An article that appeals to my personal stances about Javascript toolkits; I'm always a little hesitant to go too much into my views, because I don't want a potential future employer to think I can't be a team player in terms of adopting a toolkit they're using, or that I'm mired in a "Not Invented Here" (NIH) outlook. Also, my outlook isn't entirely well-researched at this point, I haven't used every one of the major toolkits.

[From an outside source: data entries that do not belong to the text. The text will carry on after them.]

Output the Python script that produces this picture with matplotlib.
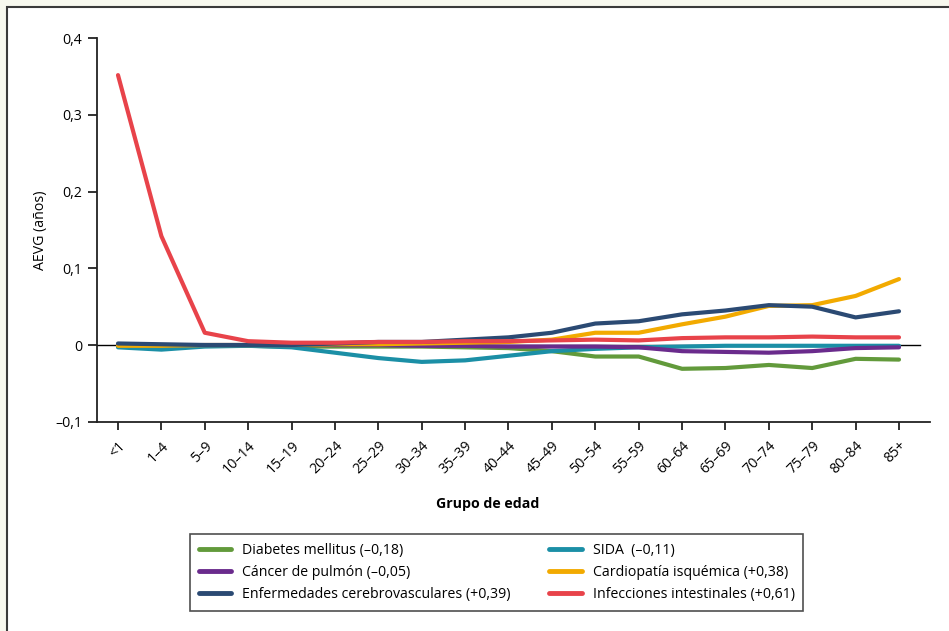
import matplotlib
matplotlib.use("Agg")
import matplotlib.pyplot as plt
from matplotlib.patches import Rectangle
import numpy as np

plt.rcParams['font.family'] = ['Open Sans', 'DejaVu Sans']

categories = ["<1", "1–4", "5–9", "10–14", "15–19", "20–24", "25–29", "30–34", "35–39",
              "40–44", "45–49", "50–54", "55–59", "60–64", "65–69", "70–74", "75–79",
              "80–84", "85+"]

diabetes = [-0.001, -0.001, -0.001, -0.001, -0.002, -0.002, -0.002, -0.002, -0.003,
            -0.004, -0.008, -0.015, -0.015, -0.031, -0.030, -0.026, -0.030, -0.018, -0.019]
sida = [-0.003, -0.006, -0.002, -0.001, -0.003, -0.010, -0.017, -0.022, -0.020,
        -0.014, -0.008, -0.005, -0.003, -0.002, -0.001, -0.001, -0.001, -0.001, -0.001]
cancer = [0.000, 0.000, 0.000, 0.000, 0.000, 0.000, 0.000, -0.001, -0.001,
          -0.002, -0.002, -0.002, -0.003, -0.008, -0.009, -0.010, -0.008, -0.004, -0.003]
cardio = [-0.001, -0.001, 0.000, 0.000, 0.000, 0.001, 0.001, 0.002, 0.003,
          0.004, 0.007, 0.016, 0.016, 0.027, 0.037, 0.051, 0.052, 0.064, 0.086]
cerebro = [0.002, 0.001, 0.000, 0.000, 0.000, 0.002, 0.004, 0.004, 0.007,
           0.010, 0.016, 0.028, 0.031, 0.040, 0.045, 0.052, 0.050, 0.036, 0.044]
infecc = [0.352, 0.142, 0.016, 0.005, 0.003, 0.003, 0.004, 0.004, 0.005,
          0.005, 0.006, 0.007, 0.006, 0.009, 0.010, 0.010, 0.011, 0.010, 0.010]

labels = ["Diabetes mellitus (–0,18)", "SIDA  (–0,11)", "Cáncer de pulmón (–0,05)",
          "Cardiopatía isquémica (+0,38)", "Enfermedades cerebrovasculares (+0,39)",
          "Infecciones intestinales (+0,61)"]
colors = ["#629a3b", "#1b8fa6", "#6a2b8c", "#f2aa00", "#2b4a73", "#e8434a"]
series = [diabetes, sida, cancer, cardio, cerebro, infecc]

yticks = [-0.1, 0, 0.1, 0.2, 0.3, 0.4]
ytick_labels = ["–0,1", "0", "0,1", "0,2", "0,3", "0,4"]

W, H = 949, 631
fig = plt.figure(figsize=(W / 100, H / 100), dpi=100, facecolor="#f7f8ee")
fig.patches.append(Rectangle((7 / W, -0.1), 1.2, (H - 7) / H + 0.1, transform=fig.transFigure,
                             facecolor="white", edgecolor="#3a3a3a", linewidth=1.5, zorder=-5))

ax = fig.add_axes([97 / W, 1 - 421.7 / H, (930 - 97) / W, (421.7 - 38.3) / H])
ax.set_facecolor("none")
x = np.arange(len(categories))
step = (899 - 118) / 18
xl = -(118 - 97) / step
xr = (930 - 118) / step
ax.set_xlim(xl, xr)
ax.set_ylim(-0.1, 0.4)

ax.plot([xl, (920 - 118) / step], [0, 0], color="black", lw=1.0, zorder=1)

handles = {}
for s, c, lab in zip(series, colors, labels):
    h, = ax.plot(x, s, color=c, lw=3.0, label=lab, solid_capstyle="round",
                 solid_joinstyle="round", zorder=2)
    handles[lab] = h

for sp in ["top", "right"]:
    ax.spines[sp].set_visible(False)
for sp in ["left", "bottom"]:
    ax.spines[sp].set_linewidth(1.3)
    ax.spines[sp].set_color("#222222")

ax.set_yticks(yticks)
ax.set_yticklabels(ytick_labels, fontsize=10.2)
ax.set_xticks(x)
ax.set_xticklabels(categories, fontsize=10.2, rotation=45, ha="right", rotation_mode="anchor")
ax.tick_params(axis="y", length=6.5, width=1.3, color="#222222", pad=4)
ax.tick_params(axis="x", length=6, width=1.3, color="#222222", pad=6)

ax.set_ylabel("AEVG (años)", fontsize=10.2, labelpad=5)
fig.text(488 / W, 1 - 504 / H, "Grupo de edad", fontsize=10.2, fontweight="bold",
         ha="center", va="center")

order = [labels[0], labels[2], labels[4], labels[1], labels[3], labels[5]]
leg = fig.legend([handles[l] for l in order], order, ncol=2, loc="upper left",
                 bbox_to_anchor=(190 / W, 1 - 534 / H), borderaxespad=0, fontsize=10.2,
                 frameon=True, fancybox=False, edgecolor="#222222", handlelength=2.3,
                 handletextpad=0.75, columnspacing=2.75, labelspacing=0.5, borderpad=0.62)
leg.get_frame().set_linewidth(1.2)
for lh in leg.get_lines():
    lh.set_linewidth(3.5)

fig.savefig("out.png", dpi=100, facecolor=fig.get_facecolor())
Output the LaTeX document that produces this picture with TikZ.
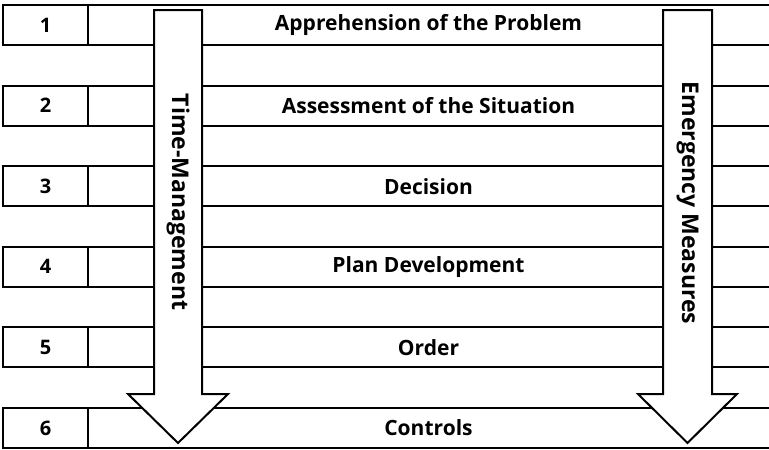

Whenever you add a technology that increases the distance between what you are looking at in the debugger window and what code you wrote yourself, you might be making life more difficult even as it seems "easier" to do other tasks. It's one thing for a toolkit to offer lots of power and save you lots of coding, but if you can't model how it's doing what it's doing, you're not being a good programmer. (Down to a certain level, of course, it's not like I think in assembly language and circuit gates-- but it has to be down to a point of solidity and robustness) The nadir of this style of coding was with Microsoft in the aughts; legions of coders who were writing lots of powerful stuff but had no idea what to do when it went wrong.
For me the way to best leverage what other coders have done is to prefer "do one thing well" tools over frameworks, keeping the core code in as "pure" a language as possible, like raw JavaScript, but then farming out annoying things (like templating or animation/transitions) to a self-contained tool, like jQuery or handlebars.